Me: So you are saying that since we are in spite of everything just trying to survive, but with this survival comes the somewhat destruction and possible end of our own survival? We are our own demise?


Bill McKibben: Yes, We have the ability to undo everything we have created.  There are so many multitudes of ways that this may happen but closer than most would seem to admit would "of course be is climate change, perhaps the greatest of all these challenges, and certainly the one about which we’ve done the least. It may not be quite game-ending, but it seems set, at the very least, to utterly change the board on which the game is played, and in more profound ways than almost anyone now imagines. The habitable planet has literally begun to shrink, a novel development that will be the great story of our century."(21-22)

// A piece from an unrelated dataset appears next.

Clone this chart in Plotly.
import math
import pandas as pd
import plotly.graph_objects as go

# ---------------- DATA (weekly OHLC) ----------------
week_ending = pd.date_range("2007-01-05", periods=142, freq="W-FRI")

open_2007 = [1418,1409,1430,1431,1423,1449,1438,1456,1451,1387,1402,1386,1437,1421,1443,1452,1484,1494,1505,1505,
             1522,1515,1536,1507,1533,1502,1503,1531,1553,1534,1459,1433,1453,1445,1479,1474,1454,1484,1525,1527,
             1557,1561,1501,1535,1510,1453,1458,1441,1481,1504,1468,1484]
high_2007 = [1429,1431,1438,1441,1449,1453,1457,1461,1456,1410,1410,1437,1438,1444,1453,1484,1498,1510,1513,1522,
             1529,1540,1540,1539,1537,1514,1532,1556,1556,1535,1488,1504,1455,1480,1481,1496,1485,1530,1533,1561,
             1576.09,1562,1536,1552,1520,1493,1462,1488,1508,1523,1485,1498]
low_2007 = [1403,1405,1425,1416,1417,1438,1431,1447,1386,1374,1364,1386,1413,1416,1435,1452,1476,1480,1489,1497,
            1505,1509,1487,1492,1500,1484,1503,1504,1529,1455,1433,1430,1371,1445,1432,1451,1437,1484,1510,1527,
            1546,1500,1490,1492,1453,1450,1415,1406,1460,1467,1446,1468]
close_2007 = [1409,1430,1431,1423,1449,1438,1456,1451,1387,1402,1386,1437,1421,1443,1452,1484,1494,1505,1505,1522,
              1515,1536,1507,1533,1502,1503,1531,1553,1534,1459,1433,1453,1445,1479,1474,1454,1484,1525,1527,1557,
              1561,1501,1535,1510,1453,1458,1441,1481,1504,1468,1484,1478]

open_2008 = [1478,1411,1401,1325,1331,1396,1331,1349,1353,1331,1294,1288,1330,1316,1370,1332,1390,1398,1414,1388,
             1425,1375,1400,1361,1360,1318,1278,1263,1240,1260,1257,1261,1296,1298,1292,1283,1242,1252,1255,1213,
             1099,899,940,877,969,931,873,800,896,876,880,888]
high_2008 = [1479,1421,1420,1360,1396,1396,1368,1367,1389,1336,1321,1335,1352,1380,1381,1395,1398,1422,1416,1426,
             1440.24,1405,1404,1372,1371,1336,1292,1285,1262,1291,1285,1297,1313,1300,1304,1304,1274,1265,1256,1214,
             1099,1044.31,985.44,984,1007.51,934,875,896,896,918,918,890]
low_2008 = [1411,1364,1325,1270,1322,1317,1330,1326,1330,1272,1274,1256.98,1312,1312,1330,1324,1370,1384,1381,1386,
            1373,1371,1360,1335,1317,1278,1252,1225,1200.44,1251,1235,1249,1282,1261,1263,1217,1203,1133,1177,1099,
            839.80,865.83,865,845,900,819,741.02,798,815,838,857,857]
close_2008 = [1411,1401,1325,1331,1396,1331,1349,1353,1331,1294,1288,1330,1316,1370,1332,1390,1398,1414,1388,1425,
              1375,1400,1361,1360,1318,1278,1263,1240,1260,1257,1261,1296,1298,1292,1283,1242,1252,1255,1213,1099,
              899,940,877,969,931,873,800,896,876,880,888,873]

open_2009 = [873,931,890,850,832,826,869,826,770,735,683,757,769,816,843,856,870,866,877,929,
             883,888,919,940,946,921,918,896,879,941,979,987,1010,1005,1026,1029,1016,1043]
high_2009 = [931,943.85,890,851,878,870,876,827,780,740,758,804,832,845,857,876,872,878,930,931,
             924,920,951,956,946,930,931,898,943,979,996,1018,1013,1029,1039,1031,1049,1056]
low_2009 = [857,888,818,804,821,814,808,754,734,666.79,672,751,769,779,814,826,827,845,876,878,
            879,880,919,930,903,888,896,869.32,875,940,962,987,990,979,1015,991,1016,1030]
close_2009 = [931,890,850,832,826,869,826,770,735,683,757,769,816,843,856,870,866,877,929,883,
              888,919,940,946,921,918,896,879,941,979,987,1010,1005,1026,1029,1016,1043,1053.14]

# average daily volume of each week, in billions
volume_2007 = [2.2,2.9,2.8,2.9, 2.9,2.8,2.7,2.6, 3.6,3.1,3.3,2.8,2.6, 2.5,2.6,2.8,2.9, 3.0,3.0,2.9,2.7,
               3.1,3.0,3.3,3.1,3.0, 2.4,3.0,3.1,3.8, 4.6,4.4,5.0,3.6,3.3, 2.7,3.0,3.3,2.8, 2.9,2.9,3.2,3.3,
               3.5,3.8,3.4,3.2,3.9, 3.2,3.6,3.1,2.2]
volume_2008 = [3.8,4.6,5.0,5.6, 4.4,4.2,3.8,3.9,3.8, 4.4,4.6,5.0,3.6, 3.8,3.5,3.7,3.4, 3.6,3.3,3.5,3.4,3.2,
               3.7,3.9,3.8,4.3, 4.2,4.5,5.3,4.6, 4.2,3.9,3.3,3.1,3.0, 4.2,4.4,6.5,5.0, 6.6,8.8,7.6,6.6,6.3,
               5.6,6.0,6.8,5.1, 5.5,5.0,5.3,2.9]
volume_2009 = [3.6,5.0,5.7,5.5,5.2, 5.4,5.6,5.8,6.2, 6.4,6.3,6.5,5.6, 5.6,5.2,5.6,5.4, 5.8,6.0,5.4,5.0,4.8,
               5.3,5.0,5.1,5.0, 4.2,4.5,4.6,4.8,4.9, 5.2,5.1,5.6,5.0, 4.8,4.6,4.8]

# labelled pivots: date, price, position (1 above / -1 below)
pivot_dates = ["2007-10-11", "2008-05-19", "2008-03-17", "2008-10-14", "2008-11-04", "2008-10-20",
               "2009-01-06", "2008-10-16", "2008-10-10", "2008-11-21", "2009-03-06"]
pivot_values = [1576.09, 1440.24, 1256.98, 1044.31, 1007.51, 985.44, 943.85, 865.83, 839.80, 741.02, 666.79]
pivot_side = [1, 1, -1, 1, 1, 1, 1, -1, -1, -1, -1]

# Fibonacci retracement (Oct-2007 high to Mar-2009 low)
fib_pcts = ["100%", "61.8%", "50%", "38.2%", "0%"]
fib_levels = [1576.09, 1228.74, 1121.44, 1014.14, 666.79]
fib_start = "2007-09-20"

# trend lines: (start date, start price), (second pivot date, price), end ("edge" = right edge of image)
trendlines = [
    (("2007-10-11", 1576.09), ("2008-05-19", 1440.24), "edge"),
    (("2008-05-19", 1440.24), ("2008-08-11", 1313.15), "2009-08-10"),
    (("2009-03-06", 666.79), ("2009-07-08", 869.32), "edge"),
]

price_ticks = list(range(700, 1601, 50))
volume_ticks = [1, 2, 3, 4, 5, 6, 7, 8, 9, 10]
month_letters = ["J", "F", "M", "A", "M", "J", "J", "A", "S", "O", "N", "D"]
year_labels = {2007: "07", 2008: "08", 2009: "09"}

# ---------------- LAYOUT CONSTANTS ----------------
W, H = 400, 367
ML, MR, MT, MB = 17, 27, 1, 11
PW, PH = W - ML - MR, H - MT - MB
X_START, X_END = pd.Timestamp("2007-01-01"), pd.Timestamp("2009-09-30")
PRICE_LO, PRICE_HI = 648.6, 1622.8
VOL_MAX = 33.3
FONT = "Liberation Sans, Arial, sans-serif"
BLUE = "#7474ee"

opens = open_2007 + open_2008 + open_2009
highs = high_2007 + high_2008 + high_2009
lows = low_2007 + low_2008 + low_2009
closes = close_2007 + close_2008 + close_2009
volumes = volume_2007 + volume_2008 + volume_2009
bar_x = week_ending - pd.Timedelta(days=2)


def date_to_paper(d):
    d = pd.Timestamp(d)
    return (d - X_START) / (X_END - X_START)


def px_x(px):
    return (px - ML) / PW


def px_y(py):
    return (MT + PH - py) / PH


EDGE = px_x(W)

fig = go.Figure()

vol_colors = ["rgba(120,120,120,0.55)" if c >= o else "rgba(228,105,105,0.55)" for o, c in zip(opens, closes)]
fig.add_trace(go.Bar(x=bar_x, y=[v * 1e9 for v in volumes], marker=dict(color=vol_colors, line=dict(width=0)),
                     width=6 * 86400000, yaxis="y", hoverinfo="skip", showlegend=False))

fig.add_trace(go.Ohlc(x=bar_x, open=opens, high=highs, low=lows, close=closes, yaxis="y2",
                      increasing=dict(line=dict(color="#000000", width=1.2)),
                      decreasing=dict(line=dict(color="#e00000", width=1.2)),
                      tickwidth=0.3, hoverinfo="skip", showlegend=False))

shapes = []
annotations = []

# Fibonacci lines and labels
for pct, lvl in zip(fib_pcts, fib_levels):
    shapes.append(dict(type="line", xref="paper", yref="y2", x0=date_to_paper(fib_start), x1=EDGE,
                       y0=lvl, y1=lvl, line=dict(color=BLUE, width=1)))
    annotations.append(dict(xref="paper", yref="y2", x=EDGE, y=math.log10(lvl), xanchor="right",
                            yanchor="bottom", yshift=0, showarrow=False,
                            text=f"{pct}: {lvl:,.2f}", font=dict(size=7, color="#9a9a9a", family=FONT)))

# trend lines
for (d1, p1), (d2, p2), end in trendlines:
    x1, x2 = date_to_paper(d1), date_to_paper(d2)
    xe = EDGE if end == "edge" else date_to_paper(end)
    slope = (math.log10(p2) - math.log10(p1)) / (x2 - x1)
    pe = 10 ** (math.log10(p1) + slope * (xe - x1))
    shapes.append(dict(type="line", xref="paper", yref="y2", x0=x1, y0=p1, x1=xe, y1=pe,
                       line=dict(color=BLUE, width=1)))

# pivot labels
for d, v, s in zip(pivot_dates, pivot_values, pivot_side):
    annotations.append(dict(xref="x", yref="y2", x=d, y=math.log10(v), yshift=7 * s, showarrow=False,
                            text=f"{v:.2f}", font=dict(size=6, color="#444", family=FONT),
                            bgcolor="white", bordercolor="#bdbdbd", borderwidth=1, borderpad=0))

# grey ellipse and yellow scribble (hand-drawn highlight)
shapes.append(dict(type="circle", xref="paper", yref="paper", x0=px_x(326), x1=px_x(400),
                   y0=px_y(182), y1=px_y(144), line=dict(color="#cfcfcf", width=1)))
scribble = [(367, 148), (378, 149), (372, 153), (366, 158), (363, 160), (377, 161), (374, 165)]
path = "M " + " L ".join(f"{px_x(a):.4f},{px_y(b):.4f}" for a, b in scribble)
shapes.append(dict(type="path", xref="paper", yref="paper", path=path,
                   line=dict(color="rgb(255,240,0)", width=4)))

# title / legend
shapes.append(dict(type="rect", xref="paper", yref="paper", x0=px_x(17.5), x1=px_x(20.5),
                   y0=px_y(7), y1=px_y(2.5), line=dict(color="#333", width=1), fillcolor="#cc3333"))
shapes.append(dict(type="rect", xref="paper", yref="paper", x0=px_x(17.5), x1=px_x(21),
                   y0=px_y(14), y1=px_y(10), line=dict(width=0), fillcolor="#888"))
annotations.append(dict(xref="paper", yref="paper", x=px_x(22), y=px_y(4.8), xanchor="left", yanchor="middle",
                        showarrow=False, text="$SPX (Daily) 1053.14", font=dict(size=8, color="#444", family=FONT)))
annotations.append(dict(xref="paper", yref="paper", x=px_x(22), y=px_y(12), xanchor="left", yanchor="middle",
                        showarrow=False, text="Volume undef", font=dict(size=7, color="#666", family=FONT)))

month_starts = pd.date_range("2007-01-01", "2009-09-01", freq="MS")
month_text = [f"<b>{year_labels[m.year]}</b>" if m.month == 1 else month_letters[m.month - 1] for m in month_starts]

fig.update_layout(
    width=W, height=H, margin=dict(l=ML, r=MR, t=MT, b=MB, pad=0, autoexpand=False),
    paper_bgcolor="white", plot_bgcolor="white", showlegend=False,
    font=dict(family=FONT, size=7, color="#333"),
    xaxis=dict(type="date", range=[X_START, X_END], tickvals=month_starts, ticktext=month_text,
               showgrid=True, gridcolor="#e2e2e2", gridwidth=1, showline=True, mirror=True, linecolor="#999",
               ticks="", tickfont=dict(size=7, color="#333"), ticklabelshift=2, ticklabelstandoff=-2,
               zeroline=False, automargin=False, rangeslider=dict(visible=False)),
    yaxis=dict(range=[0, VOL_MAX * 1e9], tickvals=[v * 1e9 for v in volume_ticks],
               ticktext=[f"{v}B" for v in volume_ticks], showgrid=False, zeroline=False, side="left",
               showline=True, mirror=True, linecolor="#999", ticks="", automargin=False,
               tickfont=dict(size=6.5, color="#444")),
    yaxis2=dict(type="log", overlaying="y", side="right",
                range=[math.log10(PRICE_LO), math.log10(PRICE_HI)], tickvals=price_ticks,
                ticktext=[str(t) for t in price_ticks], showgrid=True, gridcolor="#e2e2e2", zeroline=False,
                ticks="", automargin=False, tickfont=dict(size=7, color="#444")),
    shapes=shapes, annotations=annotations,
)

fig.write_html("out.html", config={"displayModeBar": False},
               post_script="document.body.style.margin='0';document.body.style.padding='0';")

Me: Thank you for your time and your profound words!


McKibben: Absolutely!


*Firm Handshake* 

1 comment:

  1. "...we forget that if the billions of years of life on Earth were scaled to a twenty-four-hour day, our settled civilizations began about a fifth of a second ago." The "cosmic calendar" scale of things always astonishes me, but I'm still not sure if it should give us encouragement, reinforce a sense of humility, make us feel small or large ("the brain is wider than the sky," etc.), all of the above...

    Saying that the point of the game is to keep it going is not, I think, to say that we're "just trying to survive" -- though that in itself looks increasingly challenging. But it's HOW you play the game that really matters, as Mr. Rice said. Keeping it going gives us (us in the collective and trans-temporal sense) a chance to embellish life with style and grace and meaning.